Although the US presidential election result was called some time ago, Trump has not yet publicly accepted defeat. Nevertheless, Biden will be sworn in as president on January 20th. And now, winning both of the Georgia Senate seats has handed control of the Senate and the Congress to the Democrats in turn empowering the Biden administration to govern without the frustration of having to deal with a Republican controlled Senate.

Different US states can have different voting rules. Georgia is not a first-past-the-post state so it must hold a fresh election after no candidate reached 50% of the vote in November. (They do not have preferential voting as we do in Australia)

It is also unusual for two seats to be up for election at the same time. The second seat came into play because a sitting senator resigned before the election and so a temporary senator was sworn in.

US economic data picked up strongly in Q3 but renewed lockdowns of varying intensities lead some to predict negative growth in coming quarters.

Biden is committed to a variety of tax increases (income, company and capital gains) but the fragile nature of the US economy could soften his agenda.

Because Trump delayed in signing the latest COVID relief package, millions of Americans will have gaps in their welfare payments. Many will now get only a $600 relief cheque compared to $1,200 in 2020 and the $2,000 wanted by many for 2021.

No doubt the US will muddle through managing its economy but we do not see the new government moving swiftly through its agenda. Despite now having the balance of power in Congress the majority is slim and there are factions to deal with within both parties – as there are in our governments.

Europe

Boris Johnson and his team of negotiators pulled a rabbit out of the hat on Christmas Eve. Brexit negotiations which seemed to go nowhere for four and a half years suddenly came to fruition and both sides claim to be winners!

Britain got what it wanted on trade, regulation, competition policy and the movement of labour. They did have to give ground on access to British waters. The deal allows for Europe to have a 50:50 share of fish trawled in 2021 falling to a 25% share in five and a half years.

What is surprising is that the side that was pro-Europe in the referendum and thereafter were calling for all sorts of mayhem including a mass exodus from London’s financial centre. Clearly that is now seen to have been a massive miscalculation.

But Europe has imposed strong travel bans on flights from the UK because of the new strain of the virus.
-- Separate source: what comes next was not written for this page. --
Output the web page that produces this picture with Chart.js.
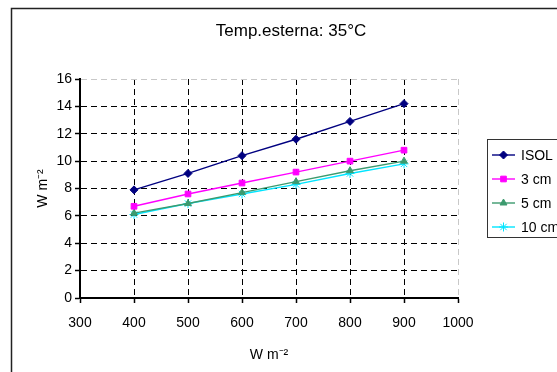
<!DOCTYPE html>
<html>
<head>
<meta charset="utf-8">
<script src="https://cdn.jsdelivr.net/npm/chart.js@4"></script>
<style>
  body { margin: 0; background: #fff; }
  canvas { display: block; }
</style>
</head>
<body>
<canvas id="grafico" width="557" height="372"></canvas>
<script>
// irradiance (W m-2) on the x axis
const irradiance = [400, 500, 600, 700, 800, 900];
// flux values
const isol = [7.9, 9.1, 10.4, 11.6, 12.9, 14.2];
const cm3 = [6.7, 7.6, 8.4, 9.2, 10.0, 10.8];
const cm5 = [6.2, 6.9, 7.7, 8.5, 9.3, 10.0];
const cm10 = [6.1, 6.9, 7.6, 8.3, 9.1, 9.8];
const seriesNames = ['ISOL', '3 cm', '5 cm', '10 cm'];
const chartTitle = 'Temp.esterna: 35°C';
const axisTitle = 'W m⁻²';

const FONT = 'Arial, "Liberation Sans", sans-serif';

function pts(vals) {
    return irradiance.map((x, i) => ({ x: x, y: vals[i] }));
}

function serie(label, vals, color, style, radius) {
    return {
        label: label,
        data: pts(vals),
        borderColor: color,
        backgroundColor: color,
        pointBackgroundColor: color,
        pointBorderColor: color,
        pointStyle: style,
        pointRadius: radius,
        pointBorderWidth: 1,
        borderWidth: 1.4,
        tension: 0
    };
}

// white background + outer frame
const frame = {
    id: 'frame',
    beforeDraw(chart) {
        const ctx = chart.ctx;
        ctx.save();
        ctx.fillStyle = '#fff';
        ctx.fillRect(0, 0, chart.width, chart.height);
        ctx.strokeStyle = '#222';
        ctx.lineWidth = 1.5;
        ctx.strokeRect(11.5, 8.5, 620, 420);
        ctx.restore();
    }
};

// excel style legend box: line + marker + label
const legendBox = {
    id: 'legendBox',
    afterDraw(chart) {
        const ctx = chart.ctx;
        ctx.save();
        ctx.strokeStyle = '#333';
        ctx.lineWidth = 1;
        ctx.strokeRect(487.5, 139.5, 120, 98);
        const rows = [155, 179, 203, 227];
        ctx.font = '14px ' + FONT;
        ctx.textBaseline = 'middle';
        ctx.textAlign = 'left';
        chart.data.datasets.forEach((ds, i) => {
            const y = rows[i];
            ctx.strokeStyle = ds.borderColor;
            ctx.lineWidth = 1.4;
            ctx.beginPath();
            ctx.moveTo(492, y);
            ctx.lineTo(515, y);
            ctx.stroke();
            ctx.fillStyle = ds.pointBackgroundColor;
            ctx.strokeStyle = ds.pointBorderColor;
            ctx.lineWidth = 1;
            Chart.helpers.drawPoint(ctx, { pointStyle: ds.pointStyle, radius: ds.pointRadius, borderWidth: 1, rotation: 0 }, 503.5, y);
            ctx.fillStyle = '#000';
            ctx.fillText(ds.label, 521, y + 1);
        });
        ctx.restore();
    }
};

new Chart(document.getElementById('grafico'), {
    type: 'line',
    data: {
        datasets: [
            serie(seriesNames[0], isol, '#000080', 'rectRot', 4),
            serie(seriesNames[1], cm3, '#ff00ff', 'rect', 4),
            serie(seriesNames[2], cm5, '#3c9a6e', 'triangle', 4),
            serie(seriesNames[3], cm10, '#00e5ff', 'star', 4.5)
        ]
    },
    options: {
        responsive: false,
        animation: false,
        layout: { padding: { top: 0, left: 25, right: 0, bottom: 0 } },
        plugins: {
            legend: { display: false },
            tooltip: { enabled: false },
            title: {
                display: true,
                text: chartTitle,
                color: '#000',
                font: { family: FONT, size: 17, weight: 'normal' },
                padding: { top: 21.5, bottom: 37.1 }
            }
        },
        scales: {
            x: {
                type: 'linear',
                min: 300,
                max: 1000,
                ticks: {
                    stepSize: 100,
                    color: '#000',
                    font: { family: FONT, size: 14 },
                    padding: 12,
                    maxRotation: 0,
                    callback: v => String(v)
                },
                grid: {
                    color: ctx => ctx.tick && ctx.tick.value === 1000 ? '#c8c8c8' : '#000',
                    lineWidth: 1,
                    tickLength: 5,
                    tickColor: '#000',
                    tickWidth: 1.5,
                    tickBorderDash: []
                },
                border: { display: true, color: '#000', width: 2, dash: [6, 4] },
                title: {
                    display: true,
                    text: axisTitle,
                    color: '#000',
                    font: { family: FONT, size: 14 },
                    padding: { top: 0, bottom: 8 }
                },
                afterFit(scale) { scale.height = 74; }
            },
            y: {
                min: 0,
                max: 16,
                ticks: {
                    stepSize: 2,
                    color: '#000',
                    font: { family: FONT, size: 14 },
                    padding: 3
                },
                grid: {
                    color: ctx => ctx.tick && ctx.tick.value === 16 ? '#c8c8c8' : '#000',
                    lineWidth: 1,
                    tickLength: 5,
                    tickColor: '#000',
                    tickWidth: 1.5,
                    tickBorderDash: []
                },
                border: { display: true, color: '#000', width: 2, dash: [6, 4] },
                title: {
                    display: true,
                    text: axisTitle,
                    color: '#000',
                    font: { family: FONT, size: 14 },
                    padding: { top: 10, bottom: 0 }
                },
                afterFit(scale) { scale.width = 55; }
            },
            // empty right-hand axis that only reserves room for the legend box
            yRight: {
                position: 'right',
                min: 0,
                max: 16,
                grid: { display: false, drawTicks: false },
                border: { display: false },
                ticks: { display: false },
                afterFit(scale) { scale.width = 99; }
            }
        }
    },
    plugins: [frame, legendBox]
});
</script>
</body>
</html>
Because there will effectively be free trade between the UK and Europe, and certain drains on UK resources to Europe will cease or be limited, UK growth may recover strongly from its disastrous growth in 2020. However, the transition will not be quick.

Rest of the World

While vaccines are being rolled out in some of the wealthier economies, it is not yet clear how developing countries will be allocated vaccine supplies. In order to insulate the world from further outbreaks, all countries need access to appropriate healthcare.